Cornell also wrote another book which has got to be a contender for the best book title ever award, it’s called “The Radical Acceptance of Everything.

Also note how this is dialogue work – we create interactions between voices or parts or figures or sensations and then trust the interaction will generate something new and beneficial – this was Jung’s crucial contribution, and we continue to see the power of framing things as dialogue in the excitement Open Dialogue these days

Gendlin’s seminal research, for people who don’t know, divided therapy into ‘successful’ and ‘unsuccessful’ groups based on outcome. Then a team of grad students analyzed the tapes to find what was the common thread in the successful treatments: it wasn’t any quality in the therapist, but the client’s capacity at moments to suspend language while grappling with felt body sense experience and finding words for it. Gendlin later theorized that healing is a spontaneous capacity in all humans that some were exhibiting in these sessions – allow your body to speak as you wait for the right words for the felt sense sensations of the body’s implicit language to engage with you. Then he went on to teach how to support and elicit this capacity in clients as the focusing technique, and today we have the widely held “talk therapy goes so much deeper if you contact the body” understanding.

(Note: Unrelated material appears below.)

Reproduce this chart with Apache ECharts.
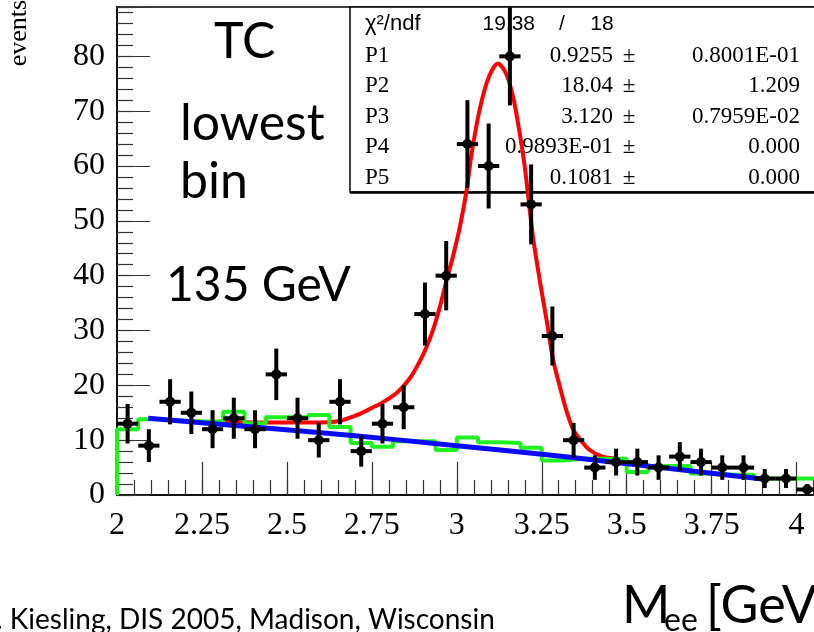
<!DOCTYPE html>
<html>
<head>
<meta charset="utf-8">
<script src="https://cdn.jsdelivr.net/npm/echarts@6/dist/echarts.min.js"></script>
<style>
html,body{margin:0;padding:0;background:#fff;overflow:hidden}
#chart{width:814px;height:632px}
</style>
</head>
<body>
<div id="chart"></div>
<script>
// ---- data ----
const binWidth = 0.0625;
const binCenters = [2.03125,2.09375,2.15625,2.21875,2.28125,2.34375,2.40625,2.46875,2.53125,2.59375,
  2.65625,2.71875,2.78125,2.84375,2.90625,2.96875,3.03125,3.09375,3.15625,3.21875,
  3.28125,3.34375,3.40625,3.46875,3.53125,3.59375,3.65625,3.71875,3.78125,3.84375,
  3.90625,3.96875,4.03125];
const dataCounts = [13,9,17,15,12,14,12,22,14,10,17,8,13,16,33,40,64,60,80,53,29,10,5,6,6,5,7,6,5,5,3,3,1];
const mcCounts = [12.0,13.8,13.6,13.4,13.4,15.2,13.1,14.2,14.2,14.6,12.4,9.5,8.8,9.8,9.8,8.2,10.5,9.6,9.5,8.6,
  6.3,6.6,6.6,6.6,4.2,5.3,5.3,3.9,3.7,3.7,3.0,3.0,3.0];
const fitMass = [2.30,2.45,2.58,2.656,2.694,2.715,2.754,2.774,2.823,2.862,2.891,2.911,2.930,2.950,2.970,2.989,
  3.009,3.029,3.043,3.068,3.094,3.121,3.144,3.166,3.185,3.200,3.224,3.244,3.264,3.283,3.303,3.323,3.342,
  3.362,3.391,3.429,3.465];
const fitEvents = [13.4,13.2,13.2,13.5,14.3,14.8,16.0,16.6,18.6,21.3,24.4,27.0,30.1,34.3,39.2,43.6,
  48.9,55.6,62.0,70.5,76.2,78.7,77.0,72.5,66.0,59.8,47.2,39.2,32.0,24.8,19.8,15.3,12.0,
  10.2,8.2,7.0,6.7];
const bgMass = [2.092,2.4,2.7,3.0,3.3,3.6,3.9];
const bgEvents = [14.0,12.4,10.8,9.0,7.1,5.0,2.9];
const xTickLabels = ['2','2.25','2.5','2.75','3','3.25','3.5','3.75','4'];
const yTickLabels = ['0','10','20','30','40','50','60','70','80'];
const statRows = [
  ['P1','0.9255','0.8001E-01'],
  ['P2','18.04','1.209'],
  ['P3','3.120','0.7959E-02'],
  ['P4','0.9893E-01','0.000'],
  ['P5','0.1081','0.000']
];

// ---- build series data ----
const histData = [[binCenters[0] - binWidth / 2, 0]];
binCenters.forEach((c, i) => histData.push([c - binWidth / 2, mcCounts[i]]));
histData.push([binCenters[binCenters.length - 1] + binWidth / 2, mcCounts[mcCounts.length - 1]]);
const pointData = binCenters.map((c, i) => [c, dataCounts[i]]);
const fitData = fitMass.map((m, i) => [m, fitEvents[i]]);
const bgData = bgMass.map((m, i) => [m, bgEvents[i]]);

function renderPoint(params, api) {
  const x = api.value(0), y = api.value(1);
  const err = Math.sqrt(y);
  const c = api.coord([x, y]);
  const lo = api.coord([x, Math.max(0, y - err)]);
  const hi = api.coord([x, y + err]);
  const l = api.coord([x - binWidth / 2, y]);
  const r = api.coord([x + binWidth / 2, y]);
  const st = { stroke: '#000', lineWidth: 4 };
  return {
    type: 'group',
    children: [
      { type: 'line', shape: { x1: c[0], y1: lo[1], x2: c[0], y2: hi[1] }, style: st },
      { type: 'line', shape: { x1: l[0], y1: c[1], x2: r[0], y2: c[1] }, style: st },
      { type: 'circle', shape: { cx: c[0], cy: c[1], r: 5 }, style: { fill: '#000' } }
    ]
  };
}

const serif = '"Liberation Serif", "Times New Roman", serif';
const sans = '"Liberation Sans", Arial, sans-serif';
const hand = 'Lato, "Noto Sans", sans-serif';
const XMIN = 2, XMAX = 4.06, YMIN = 0, YMAX = 89;

function xLabel(v) {
  const k = Math.round((v - XMIN) / 0.25);
  return Math.abs(v - (XMIN + k * 0.25)) < 1e-6 && xTickLabels[k] !== undefined ? xTickLabels[k] : '';
}
function yLabel(v) {
  const k = Math.round(v / 10);
  return Math.abs(v - k * 10) < 1e-6 && yTickLabels[k] !== undefined ? yTickLabels[k] : '';
}

const graphics = [];
// stats box
graphics.push({ type: 'rect', z: 0, shape: { x: 350, y: 7, width: 480, height: 185 },
  style: { fill: '#fff', stroke: '#000', lineWidth: 1.5 } });
graphics.push({ type: 'line', z: 0, shape: { x1: 350, y1: 192.5, x2: 830, y2: 192.5 },
  style: { stroke: '#000', lineWidth: 2.5 } });
graphics.push({ type: 'text', z: 1, x: 365, y: 24, style: { text: 'χ²/ndf', font: '22px ' + sans, fill: '#000', textVerticalAlign: 'middle' } });
graphics.push({ type: 'text', z: 1, x: 535, y: 24, style: { text: '19.38', font: '21px ' + sans, fill: '#000', textAlign: 'right', textVerticalAlign: 'middle' } });
graphics.push({ type: 'text', z: 1, x: 562, y: 24, style: { text: '/', font: '21px ' + sans, fill: '#000', textAlign: 'center', textVerticalAlign: 'middle' } });
graphics.push({ type: 'text', z: 1, x: 602, y: 24, style: { text: '18', font: '21px ' + sans, fill: '#000', textAlign: 'center', textVerticalAlign: 'middle' } });
statRows.forEach((row, i) => {
  const y = 56 + i * 30.4;
  graphics.push({ type: 'text', z: 1, x: 365, y, style: { text: row[0], font: '23px ' + serif, fill: '#000', textVerticalAlign: 'middle' } });
  graphics.push({ type: 'text', z: 1, x: 613, y, style: { text: row[1], font: '23px ' + serif, fill: '#000', textAlign: 'right', textVerticalAlign: 'middle' } });
  graphics.push({ type: 'text', z: 1, x: 629, y, style: { text: '±', font: '23px ' + serif, fill: '#000', textAlign: 'center', textVerticalAlign: 'middle' } });
  graphics.push({ type: 'text', z: 1, x: 800, y, style: { text: row[2], font: '23px ' + serif, fill: '#000', textAlign: 'right', textVerticalAlign: 'middle' } });
});
// annotations
graphics.push({ type: 'text', z: 1, x: 214, y: 42, style: { text: 'TC', font: '50px ' + hand, fill: '#000', textVerticalAlign: 'middle' } });
graphics.push({ type: 'text', z: 1, x: 180, y: 124, style: { text: 'lowest', font: '50px ' + hand, fill: '#000', textVerticalAlign: 'middle' } });
graphics.push({ type: 'text', z: 1, x: 180, y: 182, style: { text: 'bin', font: '50px ' + hand, fill: '#000', textVerticalAlign: 'middle' } });
graphics.push({ type: 'text', z: 1, x: 166, y: 286, style: { text: '135 GeV', font: '48px ' + hand, fill: '#000', textVerticalAlign: 'middle' } });
// axis titles
graphics.push({ type: 'text', z: 1, x: 19, y: 33, rotation: Math.PI / 2,
  style: { text: 'events', font: '26px ' + serif, fill: '#000', textAlign: 'center', textVerticalAlign: 'middle' } });
graphics.push({ type: 'text', z: 1, x: 622, y: 606, style: { text: 'M', font: '52px ' + hand, fill: '#000', textVerticalAlign: 'middle' } });
graphics.push({ type: 'text', z: 1, x: 664, y: 621, style: { text: 'ee', font: '32px ' + hand, fill: '#000', textVerticalAlign: 'middle' } });
graphics.push({ type: 'text', z: 1, x: 706, y: 606, style: { text: '[GeV]', font: '52px ' + hand, fill: '#000', textVerticalAlign: 'middle' } });
graphics.push({ type: 'text', z: 1, x: -4, y: 620, style: { text: '. Kiesling, DIS 2005, Madison, Wisconsin', font: '28px ' + hand, fill: '#000', textVerticalAlign: 'middle' } });

const tickStyle = { color: '#333', width: 1.2 };
const option = {
  animation: false,
  backgroundColor: '#fff',
  grid: { left: 117, top: 7, width: 700, height: 488, show: true, borderColor: '#000', borderWidth: 1.5,
    backgroundColor: 'transparent', containLabel: false, outerBoundsMode: 'none' },
  xAxis: [
    { type: 'value', min: XMIN, max: XMAX, interval: 0.05, position: 'bottom',
      axisLine: { show: true, onZero: false, lineStyle: { color: '#111', width: 2 } },
      axisTick: { show: true, inside: true, length: 15, lineStyle: tickStyle },
      axisLabel: { show: false }, splitLine: { show: false } },
    { type: 'value', min: XMIN, max: XMAX, interval: 0.25, position: 'bottom',
      axisLine: { show: false, onZero: false },
      axisTick: { show: true, inside: true, length: 33, lineStyle: tickStyle },
      axisLabel: { show: true, margin: 15, color: '#000', fontSize: 32, fontFamily: serif, formatter: xLabel,
        showMinLabel: true, showMaxLabel: true, hideOverlap: false },
      splitLine: { show: false } }
  ],
  yAxis: [
    { type: 'value', min: YMIN, max: YMAX, interval: 2, position: 'left',
      axisLine: { show: true, onZero: false, lineStyle: { color: '#111', width: 2 } },
      axisTick: { show: true, inside: true, length: 16, lineStyle: tickStyle },
      axisLabel: { show: false }, splitLine: { show: false } },
    { type: 'value', min: YMIN, max: YMAX, interval: 10, position: 'left',
      axisLine: { show: false, onZero: false },
      axisTick: { show: true, inside: true, length: 33, lineStyle: tickStyle },
      axisLabel: { show: true, margin: 12, color: '#000', fontSize: 32, fontFamily: serif, formatter: yLabel,
        showMinLabel: true, showMaxLabel: true, hideOverlap: false },
      splitLine: { show: false } }
  ],
  graphic: graphics,
  series: [
    { name: 'fit', type: 'line', xAxisIndex: 0, yAxisIndex: 0, z: 2, data: fitData, smooth: 0.3,
      showSymbol: false, lineStyle: { color: '#ff0000', width: 4 } },
    { name: 'mc', type: 'line', xAxisIndex: 0, yAxisIndex: 0, z: 3, data: histData, step: 'end',
      showSymbol: false, lineStyle: { color: '#1ff01f', width: 4 } },
    { name: 'bg', type: 'line', xAxisIndex: 0, yAxisIndex: 0, z: 4, data: bgData, smooth: 0.3,
      showSymbol: false, lineStyle: { color: '#0a0aff', width: 5 } },
    { name: 'data', type: 'custom', xAxisIndex: 0, yAxisIndex: 0, z: 5, data: pointData,
      renderItem: renderPoint, clip: true }
  ]
};
const chart = echarts.init(document.getElementById('chart'), null, { renderer: 'canvas' });
chart.setOption(option);
</script>
</body>
</html>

A weakness in Gendlin’s initial research is that he couldn’t map what it was in the therapist that created the space for some clients to be able to experience the felt sense in sessions and not others – yes clients did it spontaneously, but my understanding is that some qualities or approaches by therapists can support and affirm its emergence, or not. But the emphasis on the spontaneous felt sense experience of the client is a crucial antidote to the idea of “treatment” itself, an antidote that we have in the idea of “holding space” where the job of the therapist – or peer or friend or community member – is just to /allow/ a healing process to take place, not to “do” it to someone. This is not a “fixing” therapy this is a “being with” therapy, to use language familiar today.

Most of what I do with people I work with is to carefully allow different voices or points of view of aspects of experience to emerge and interact, not knowing where it will go but trusting it has a directionality. This is Jung’s “transcendent function” and the “magic” of Open Dialogue with its injunction to just create dialogue with as many voices as you can and then something new will happen. Of course the spontaneity of the felt sense is at times thwarted, for many reasons, and so a focusing-only toolkit would be limited in my view, for example for people in altered and remote states, situations of violence, situations where the healing professional is a threat to the client bc of force and diagnosis, complex family dynamics etc. But even here the felt sense remains crucial, and client centered psychotherapy still has a lot to offer – Rogers worked with many clients diagnosed psychotic, and Jung and many others who reject the biomedical reductionist model emphasize, which I agree with, that so called psychotic states are just extremes on a continuum of very familiar and basic human needs that are unmet: being listened to, having a calm presence of the other, finding a way to be heard, having autonomy, experiencing love, struggling with loneliness and banishment, etc.

Rogers and Gendlin also both did ‘therapeutic’ moves that were not formulated politically but have huge political implications – the autonomy and self direction, and the expansive inclusion of the body’s own expression and voice – are direct challenges to regimes of power and domination that rely on silencing. Also important is the way that the felt sense itself is ontologically sufficient – no theory of mind is needed to engage with the language of the body, only the felt sense itself. This means the nature of the sense can be intergenerational, ancestral, even non-local and mediumistic. You have within the felt sense the seeds of a complete upheaval of capitalist positivism individualist psychology and an opening to something much more human, and true.